The project, which includes installing medians to control and slow motorists, could be completed in the next six months.

Medina was the only local county selected by the state for stimulus funds for transit projects in rural areas. The county plans to use the approximately $3 million it received to design and build a transit facility, buy five new buses and repair other buses.

''We're very grateful for the money,'' said Mike Salamone, chief of Medina County Transit.

The current bus garage, described as being in ''poor shape,'' is off Meyers Road in Medina Township. The new, 19,000-square-foot garage will be on county-owned land on state Route 162 in Lafayette Township.

Portage County received funds for one project: a bridge replacement on Brady Lake Road outside of Kent in Franklin Township.

''We struck gold again,'' said Portage County Engineer Michael Marozzi.

The county previously received $1.7 million in state funds. The latest $1.1 million might be enough to pay the balance, though the county might have to ante up some money, Marozzi said.

The new, 166-foot-long, two-span bridge will cross the CSX tracks and Breakneck Creek. It is used by about 6,200 vehicles per day and is a shortcut for local motorists between Kent and Ravenna.

Local officials have been warned to spend the federal stimulus funds wisely.
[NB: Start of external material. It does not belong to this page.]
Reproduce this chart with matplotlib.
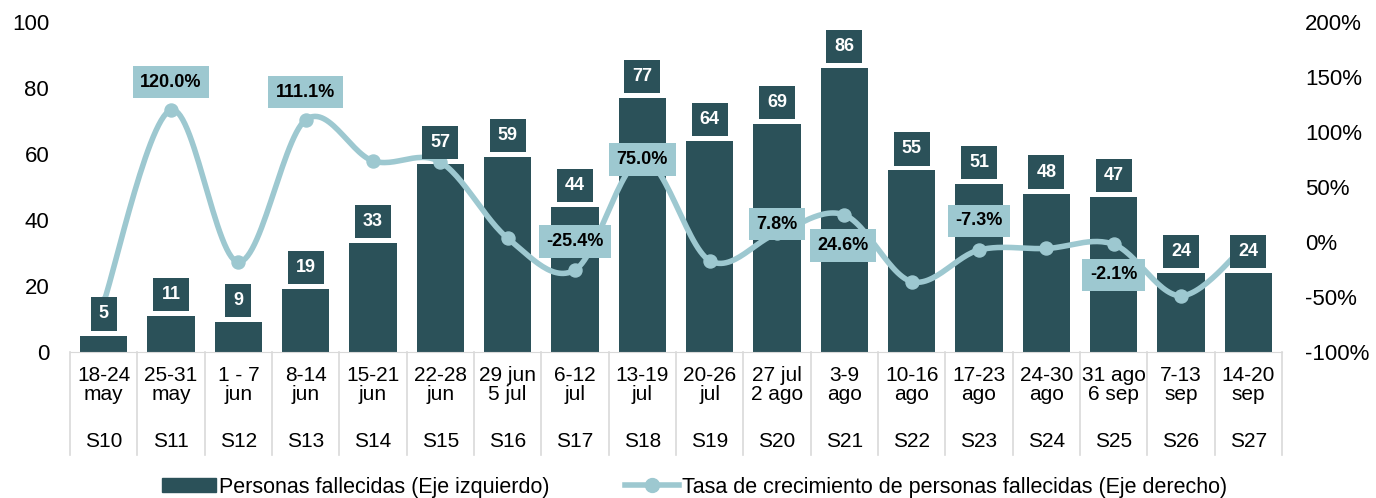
import numpy as np
import matplotlib
matplotlib.use("Agg")
import matplotlib.pyplot as plt
from matplotlib.patches import Patch
from matplotlib.lines import Line2D

plt.rcParams['font.family'] = ['Liberation Sans', 'DejaVu Sans']

dates = ["18-24\nmay", "25-31\nmay", "1 - 7\njun", "8-14\njun", "15-21\njun", "22-28\njun",
         "29 jun\n5 jul", "6-12\njul", "13-19\njul", "20-26\njul", "27 jul\n2 ago", "3-9\nago",
         "10-16\nago", "17-23\nago", "24-30\nago", "31 ago\n6 sep", "7-13\nsep", "14-20\nsep"]
weeks = ["S10", "S11", "S12", "S13", "S14", "S15", "S16", "S17", "S18", "S19", "S20", "S21",
         "S22", "S23", "S24", "S25", "S26", "S27"]
deaths = [5, 11, 9, 19, 33, 57, 59, 44, 77, 64, 69, 86, 55, 51, 48, 47, 24, 24]
growth = [-55.0, 120.0, -18.2, 111.1, 73.7, 72.7, 3.5, -25.4, 75.0, -16.9, 7.8, 24.6,
          -36.0, -7.3, -5.9, -2.1, -48.9, 0.0]
# which growth labels are shown, with offsets (points)
growth_labels = {1: (0, 20), 3: (0, 20), 7: (0, 20.5), 8: (0, 0), 10: (0, 6.5),
                 11: (-1, -22), 13: (0, 21), 15: (0, -22)}

BAR = "#2B5159"
LINE = "#9DC8D0"

fig = plt.figure(figsize=(13.76, 4.98), dpi=100)
ax = fig.add_axes([70/1376, 1-352/498, (1282-70)/1376, 330/498])
ax2 = ax.twinx()

x = np.arange(len(deaths))
ax.bar(x, deaths, width=0.7, color=BAR, zorder=2)
ax.set_xlim(-0.5, len(deaths)-0.5)
ax.set_ylim(0, 100)
ax.set_yticks(range(0, 101, 20))
ax.tick_params(axis='y', length=0, labelsize=16, pad=15)
ax.tick_params(axis='x', length=0, labelsize=15, pad=10)
ax.set_xticks(x)
ax.set_xticklabels(dates, linespacing=1.0)
for s in ['top', 'right', 'left']:
    ax.spines[s].set_visible(False)
    ax2.spines[s].set_visible(False)
ax.spines['bottom'].set_color('#D9D9D9')
ax2.spines['bottom'].set_visible(False)

# separators and week labels
for i in range(len(deaths)+1):
    ax.plot([i-0.5, i-0.5], [0, -0.313], transform=ax.get_xaxis_transform(),
            color='#D9D9D9', lw=1.2, clip_on=False)
for i, w in enumerate(weeks):
    ax.text(i, -0.27, w, transform=ax.get_xaxis_transform(), ha='center', va='center',
            fontsize=15)

# smoothed line (Catmull-Rom)
def catmull(xs, ys, n=30):
    px = np.concatenate([[xs[0]], xs, [xs[-1]]])
    py = np.concatenate([[ys[0]], ys, [ys[-1]]])
    ox, oy = [], []
    for k in range(1, len(px)-2):
        t = np.linspace(0, 1, n)
        for arr, out in ((px, ox), (py, oy)):
            p0, p1, p2, p3 = arr[k-1], arr[k], arr[k+1], arr[k+2]
            out.extend(0.5*((2*p1) + (-p0+p2)*t + (2*p0-5*p1+4*p2-p3)*t**2 + (-p0+3*p1-3*p2+p3)*t**3))
    return np.array(ox), np.array(oy)

sx, sy = catmull(x.astype(float), np.array(growth))
ax2.plot(sx, sy, color=LINE, lw=4, zorder=3, solid_capstyle='round')
ax2.scatter(x, growth, s=88, color=LINE, zorder=4)
ax2.set_ylim(-100, 200)
ax2.set_yticks(range(-100, 201, 50))
ax2.set_yticklabels([f"{v}%" for v in range(-100, 201, 50)])
ax2.tick_params(axis='y', length=0, labelsize=16, pad=16.5)

# bar value labels drawn above the line
for i, v in enumerate(deaths):
    ax2.annotate(str(v), (i, v), xycoords=ax.transData, xytext=(0, 15.5), textcoords='offset points',
                 ha='center', va='center', color='white', fontsize=13, fontweight='bold',
                 bbox=dict(boxstyle='square,pad=0.45', fc=BAR, ec='none'), zorder=7)

for i, (dx, dy) in growth_labels.items():
    ax2.annotate(f"{growth[i]:.1f}%", (i, growth[i]), xytext=(dx, dy), textcoords='offset points',
                 ha='center', va='center', color='black', fontsize=13, fontweight='bold',
                 bbox=dict(boxstyle='square,pad=0.42', fc=LINE, ec='none'), zorder=6)

ax.set_zorder(1)
ax2.set_zorder(2)
ax2.patch.set_visible(False)

handles = [Patch(color=BAR, label="Personas fallecidas (Eje izquierdo)"),
           Line2D([0], [0], color=LINE, lw=4, marker='o', markersize=10,
                  label="Tasa de crecimiento de personas fallecidas (Eje derecho)")]
fig.legend(handles=handles, loc='center', bbox_to_anchor=(0.505, 0.022), ncol=2, frameon=False,
           fontsize=15.5, columnspacing=3.5, handlelength=2.5, handletextpad=0.15,
           handleheight=0.6)

fig.savefig("out.png", dpi=100)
Some would argue Akron's Y-Bridge project would be a waste.

One person, responding to a request for stimulus comments on Akron's Web site, wrote, ''Please do not build a fence on the Y-Bridge.''

Plusquellic, however, thinks this is a good use of the funds. He said anyone whose vehicle has been hit with a rock thrown from a bridge can appreciate the need for a fence. Plus, he said, if the bridge were built now, federal regulations would require fencing.

''Everywhere else that receives federal money, this is the standard,'' he said. ''Why should we be different?''

Conley, the Akron father whose son jumped from the bridge, said the expense is worth it if it makes anyone rethink suicide.

''It might force them to look at another avenue,'' he said. ''Maybe they get help. We know suicide is a temporary moment in people's lives. If they get past that temporary moment, maybe it doesn't happen.''


My Thoughts

''This is consistent with the intent of the president and Congress when they passed the recovery act. This is for something we actually need in this community.''-Akron Mayor

No, this not what they had in mind. It creates very few jobs and no shot of long term job oppurtunities. No, you really don't need the fence.

''We struck gold again,''-County Engineer Michael Marozzi.

That's nice.

First of all, how is a fence going to stop people from committing suicide. Even if they could jump off the bridge, they would be more than likely find another way. So, their reasoning for using stimulus money for the fence is bogus. Using that fact alone it's a waste.

Second, they are getting $7.5 million for improvements to the Y-Bridge. The fence is expected to cost only $1-1.5 million. What about the rest of the money? They are going to use it for new decking for the 28-year-old span. By definition, it isn't stimulus, if it isn't used immediately. Waiting 28 years to spend the money is just spending money.

Finally, they receied $21 mil for four projects. According to the Akron mayor, the stimulus would create only 240 jobs. That would come to a grand total of $875,000 of taxpayer money per job.